Yesterday at 8:30 a.m., even though all of the local schools were closed due to dangerous wind chills and the local news stations were advising residents to stay at home and inside, unless heading out was absolutely necessary, I bundled up the girls and took them to the Y. When I dropped Gwennie off at the Y’s child watch, I was chastised by the older [than me] woman who was working there when I observed that there weren’t, at that point, any other kids there. She said, “It’s only one degree outside, far too cold to take children out.” Fair enough, although, as I pointed out, my kids walked about 10 feet from a warm house to a warm car.
Admittedly, there is something more than a little crazy about NEEDING to get the hell out of the house on a day when the frigid temperatures caused the ATM at my bank to freeze. And it made think about why? What is it, exactly, about me that craves momentum, forward motion, nearly all of the time. Even when it goes against good advice or common sense? Even when I’m bone-tired.
I thought back to the words of Anne Lamott in Grace (Eventually). If you haven’t read Anne Lamott, you’re missing a real treat. She’s my favorite spiritual writer because she fully owns being deeply spiritually and personally flawed and constantly struggling (and she reminds me of myself).
Lamott describes a day in church when she just wasn’t feeling it but stayed for the service anyway: “…you have to be somewhere: better here, … than, … home alone, orbiting my own mind. And it’s good to be out where others can see you, so you can’t be your ghastly, spoiled self. If forces you to act slightly more elegantly, and this improves your thoughts, and thereby, the world.”

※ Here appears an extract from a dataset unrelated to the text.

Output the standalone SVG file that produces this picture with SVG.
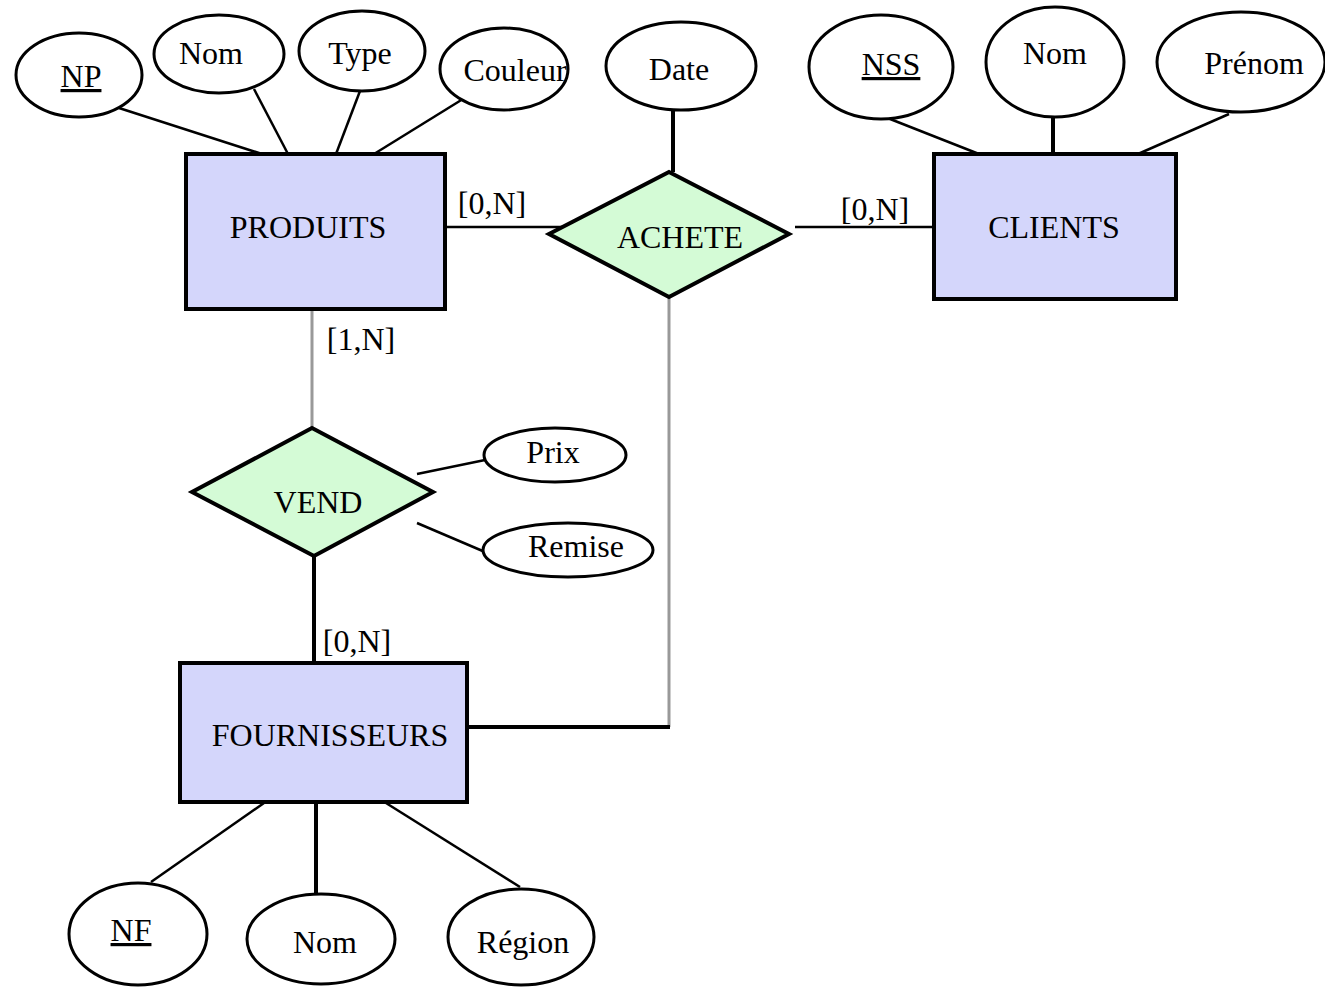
<svg xmlns="http://www.w3.org/2000/svg" width="1325" height="987" viewBox="0 0 1325 987">
  <style>
    text { font-family: "Liberation Serif", "Times New Roman", serif; font-size: 32px; fill: #000; text-anchor: middle; }
    .entity { fill: #d4d6fb; stroke: #000; stroke-width: 4; }
    .assoc { fill: #d4fbd6; stroke: #000; stroke-width: 4; stroke-linejoin: miter; }
    .attr { fill: #fff; stroke: #000; stroke-width: 3; }
    .thin { stroke: #000; stroke-width: 2.5; fill: none; }
    .thick { stroke: #000; stroke-width: 4; fill: none; }
    .grey { stroke: #999; stroke-width: 3; fill: none; }
    .key { text-decoration: underline; }
  </style>

  <!-- connectors -->
  <g id="connectors">
    <!-- PRODUITS attributes -->
    <line class="thin" x1="119" y1="108" x2="262" y2="154"/>
    <line class="thin" x1="254" y1="89" x2="288" y2="154"/>
    <line class="thin" x1="360" y1="91" x2="336" y2="154"/>
    <line class="thin" x1="471" y1="94" x2="374" y2="154"/>
    <!-- CLIENTS attributes -->
    <line class="thin" x1="885" y1="117" x2="979" y2="154"/>
    <line class="thick" x1="1053" y1="112" x2="1053" y2="154"/>
    <line class="thin" x1="1229" y1="114" x2="1138" y2="154"/>
    <!-- ACHETE -->
    <line class="thick" x1="673" y1="110" x2="673" y2="172"/>
    <line class="thin" x1="445" y1="227" x2="570" y2="227"/>
    <line class="thin" x1="795" y1="227" x2="933" y2="227"/>
    <polyline class="grey" points="669,297 669,727"/>
    <line class="thick" x1="467" y1="727" x2="670" y2="727"/>
    <!-- VEND -->
    <line class="grey" x1="312" y1="309" x2="312" y2="428"/>
    <line class="thick" x1="314" y1="556" x2="314" y2="663"/>
    <line class="thin" x1="417" y1="474" x2="485" y2="460"/>
    <line class="thin" x1="417" y1="523" x2="485" y2="552"/>
    <!-- FOURNISSEURS attributes -->
    <line class="thin" x1="264" y1="803" x2="151" y2="882"/>
    <line class="thick" x1="316" y1="803" x2="316" y2="897"/>
    <line class="thin" x1="386" y1="803" x2="520" y2="887"/>
    <!-- cardinalities -->
    <text x="492" y="214">[0,N]</text>
    <text x="875" y="220">[0,N]</text>
    <text x="361" y="350">[1,N]</text>
    <text x="357" y="652">[0,N]</text>
  </g>

  <!-- entities -->
  <g id="produits">
    <rect class="entity" x="186" y="154" width="259" height="155"/>
    <text x="308" y="238">PRODUITS</text>
  </g>
  <g id="clients">
    <rect class="entity" x="934" y="154" width="242" height="145"/>
    <text x="1054" y="238">CLIENTS</text>
  </g>
  <g id="fournisseurs">
    <rect class="entity" x="180" y="663" width="287" height="139"/>
    <text x="330" y="746">FOURNISSEURS</text>
  </g>

  <!-- associations -->
  <g id="achete">
    <polygon class="assoc" points="669,172 789,234 669,297 549,234"/>
    <text x="680" y="248">ACHETE</text>
  </g>
  <g id="vend">
    <polygon class="assoc" points="312,428 433,492 314,556 192,492"/>
    <text x="318" y="513">VEND</text>
  </g>

  <!-- attributes of PRODUITS -->
  <g id="attr-np">
    <ellipse class="attr" cx="79" cy="75" rx="63" ry="42"/>
    <text class="key" x="81" y="87">NP</text>
  </g>
  <g id="attr-nom-produit">
    <ellipse class="attr" cx="219" cy="54" rx="65" ry="39"/>
    <text x="211" y="64">Nom</text>
  </g>
  <g id="attr-type">
    <ellipse class="attr" cx="362" cy="51" rx="63" ry="40"/>
    <text x="360" y="64">Type</text>
  </g>
  <g id="attr-couleur">
    <ellipse class="attr" cx="504" cy="69" rx="64" ry="41"/>
    <text x="515" y="81">Couleur</text>
  </g>

  <!-- attribute of ACHETE -->
  <g id="attr-date">
    <ellipse class="attr" cx="681" cy="66" rx="75" ry="44"/>
    <text x="679" y="80">Date</text>
  </g>

  <!-- attributes of CLIENTS -->
  <g id="attr-nss">
    <ellipse class="attr" cx="881" cy="67" rx="72" ry="52"/>
    <text class="key" x="891" y="75">NSS</text>
  </g>
  <g id="attr-nom-client">
    <ellipse class="attr" cx="1055" cy="62" rx="69" ry="55"/>
    <text x="1055" y="64">Nom</text>
  </g>
  <g id="attr-prenom">
    <ellipse class="attr" cx="1241" cy="62" rx="84" ry="50"/>
    <text x="1254" y="74">Prénom</text>
  </g>

  <!-- attributes of VEND -->
  <g id="attr-prix">
    <ellipse class="attr" cx="555" cy="455" rx="71" ry="27"/>
    <text x="553" y="463">Prix</text>
  </g>
  <g id="attr-remise">
    <ellipse class="attr" cx="568" cy="550" rx="85" ry="27"/>
    <text x="576" y="557">Remise</text>
  </g>

  <!-- attributes of FOURNISSEURS -->
  <g id="attr-nf">
    <ellipse class="attr" cx="138" cy="934" rx="69" ry="51"/>
    <text class="key" x="131" y="941">NF</text>
  </g>
  <g id="attr-nom-fournisseur">
    <ellipse class="attr" cx="321" cy="939" rx="74" ry="45"/>
    <text x="325" y="953">Nom</text>
  </g>
  <g id="attr-region">
    <ellipse class="attr" cx="521" cy="937" rx="73" ry="48"/>
    <text x="523" y="953">Région</text>
  </g>
</svg>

I thought about the times when I “orbit my own mind”, and in these times, my thoughts and feelings spin and whirl, intersecting and splitting so that I connect events and behaviors that might not be connected, and I become very, very dramatic and unreasonable, at least in my own mind. I misjudge people; I over-judge them, or sometimes, I come to a place where I can accurately judge them, which is often the worst because then I allow someone, usually someone undeserving, to dwell, rent free, in my brain for the day/week/month. In any case, this pattern usually continues until I find someone who loves me to talk me down from this crazy floating place.
When I spend too much time in my own space, I become the “ghastly,” “spoiled” person that Lamott describes. I imagine that my feelings are the top priority–not others, not community, not the greater good, but ME. It’s obscene, really. It’s fortunate that most of the time, I can anticipate and cut short these [insane] tendencies.
There is something about momentum, too, on a day like yesterday. The getting going just to get going that is a thing of beauty in itself. And I’m the better for it. And the thing is, my girls are better for it too. Yesterday morning, and for several weeks, really, my girls have been bickering non-stop about ridiculous things like Lego pieces and Barbie shoes. Their ghastly and spoiled selves are out in full force at home, but in public, my girls are usually the most well-behaved kids in the room.
Yesterday, after days of crying over nothing and everything–complete with four-year-old hitting the floor drama–Gwennie made me a precious Valentine while she was in the Y’s child watch, and the ladies found her “adorable.” Mira made two new friends, a Weasleyish brother and sister who she described as being from “Dorkatania” because they couldn’t play either ping pong or basketball. But nonetheless, she was physically active and socially engaged with peers, and she had a great time.
The real magic is that when we got home, the girls and I were all quite peaceful. We rolled, cut, baked, and decorated lovely heart-shaped cookies to surprise Reg when he got home from work. Mira and I studied second grade science while Gwennie turned the whole house into a pet shop (we have THAT many stuffed animals) We read three chapters of Harry Potter and the Half Blood Prince, multiple Curious George stories, and all in all, we truly enjoyed just being together.
And I’m not sure it would have been possible if we hadn’t gotten up, gone out, and reminded ourselves that we are, in fact, social creatures. That we’re just better people when we interact with others and remember that how we interact with the outside is what strengthens the inside. That it’s good to let go of our inward perceptions and redirect our energies into interacting. We can’t always be whole and reasonable people in the often cockeyed and lopsided spaces of our individual egos.